All children who are baptized and die before they are an age where they could have committed a sin are in heaven.
The term “Saint” simply means someone who is in heaven.
Conclusion: Based on 1 and 2 above it should be correct to refer to such a child who passed as “Saint (insert name)”
Is this acceptable?
On a related note it would also seem to be the case that someone like Christoph Probst, (of the White Rose) who asked to be baptized right before he was executed would be a saint. Although I suppose here it is possible he may have had some evil thoughts between the time of his baptism and death.
Lower case “s” saint means anyone who is in heaven, and while baptized children who are obviously under the age of reason get a “pass,” nobody else does - and yet we will still pray for those children’s souls, since charity needs to be perfected in order to enter Heaven (which is done through purgation - think of all the disordered attachments children are born with). Upper case “S” Saint means someone who lived a life of heroic virtue held out as a dependable example to the universal Church for imitation in the moral and spiritual life. It is not appropriate then to refer to anyone but those whom the Church canonizes as “Saint” so and so.
We cannot know the ultimate fate of anyone except those the Church declares a saint. However, given the life of this man, his baptism on the day he was executed, I would say it’s a pretty good bet that he was saved. He may be in purgatory or in heaven. We cannot say for certain. However, any man willing to lay down his life against the horrors brought about by Hitler and the Nazis is very unlikely to have died with “evil thoughts” in his mind.
It is best if we concern ourselves with our own interior disposition rather than wondering about those of such noble persons as Christoph Probst, don’t you think?
I suppose I took that for granted - minus the qualification of “mortal sin,” which would not mean purgation but Hell (without perfect contrition of course). Venial sins get us landed in purgatory, inasmuch as they manifest disordered attachment to the world (having sullied charity). So a baptized adult who commits NO sin or perfectly satisfies for all of his sin goes straight to Heaven.

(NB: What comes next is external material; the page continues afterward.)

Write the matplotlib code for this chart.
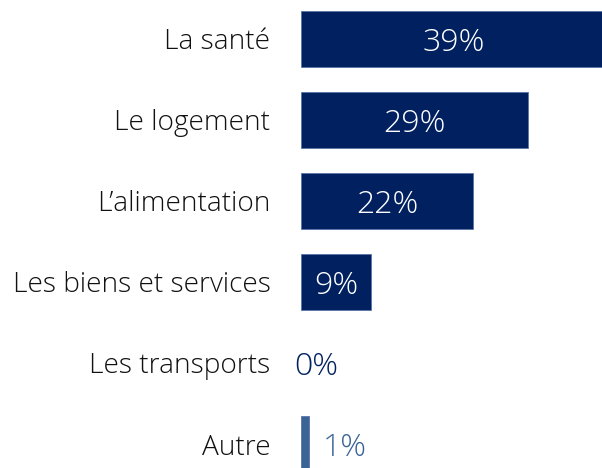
import matplotlib.pyplot as plt

# catégories et valeurs (%)
categories = ['La santé', 'Le logement', 'L\u2019alimentation', 'Les biens et services', 'Les transports', 'Autre']
values = [39, 29, 22, 9, 0, 1]
value_labels = ['39%', '29%', '22%', '9%', '0%', '1%']

NAVY = '#002060'
LIGHT = '#3a6496'
colors = [NAVY, NAVY, NAVY, NAVY, NAVY, LIGHT]

plt.rcParams['font.family'] = ['Open Sans', 'DejaVu Sans']

fig = plt.figure(figsize=(6.02, 4.68), dpi=100)
ax = fig.add_axes([0.5, 0.0, 0.5, 1.0])

y = list(range(len(categories)))
edge_w = [0.6 if v > 0 else 0 for v in values]
ax.barh(y, values, height=0.69, color=colors, edgecolor='#5b74a8', linewidth=edge_w)

ax.set_xlim(0, 38.5)
ax.set_ylim(5.296, -0.48)
ax.set_yticks(y)
ax.set_yticklabels(categories, fontsize=20.2, color='#111111', fontweight='light')
ax.tick_params(axis='y', length=0, pad=22)
ax.set_xticks([])
for s in ax.spines.values():
    s.set_visible(False)

for i, (v, lab) in enumerate(zip(values, value_labels)):
    if v >= 5:
        ax.text(v / 2, i, lab, ha='center', va='center_baseline', color='white',
                fontsize=23, fontweight='light')
    elif v == 0:
        ax.annotate(lab, (v, i), xytext=(-5, 0), textcoords='offset points',
                    ha='left', va='center_baseline', color=NAVY, fontsize=23, fontweight='light')
    else:
        ax.annotate(lab, (v, i), xytext=(10, 0), textcoords='offset points',
                    ha='left', va='center_baseline', color=colors[i], fontsize=23, fontweight='light')

fig.savefig('out.png', dpi=100)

Actually the bigger problem with what I said is that children without sin need purgation. That was condemned in Exsurge Domine. Denzinger #743. It is merely an inclination to sin without any true spiritual attachment, so these children do indeed go straight to Heaven.
Everyone thanks for posting. Based on what I read (especially e.c.s last point, then there is no question that baptized infants who die before the age they can sin are indeed Saints. The church perhaps does not even need to declare them as Saints for us to know this.
Nevertheless calling them a Saint (insert name) might be confusing because that is generally reserved for those who have been canonized or were considered saints before the canonization process was established. But in light of Church teaching it would be entirely accurate to call them saints.
Perhaps this has been mentioned, but we have a holy day to remember all such saints called “All Saints Day.” It is the commemoration of all those in heaven, declared, and especially those undeclared.
The process of having someone declared a saint is a lengthy one, and can be costly, too. Most families don’t have the resources or the money to have their loved one’s life examined for sainthood. Usually this is done by religious orders and dioceses for those they feel deserve this privilege.
Although we can’t know the names of all the saints in heaven now, we can be sure there are millions who intercede for us before God. I daily call on all the saints to pray for me and my loved ones. It’s a great practice, which recognizes their wonderful contribution to our salvation.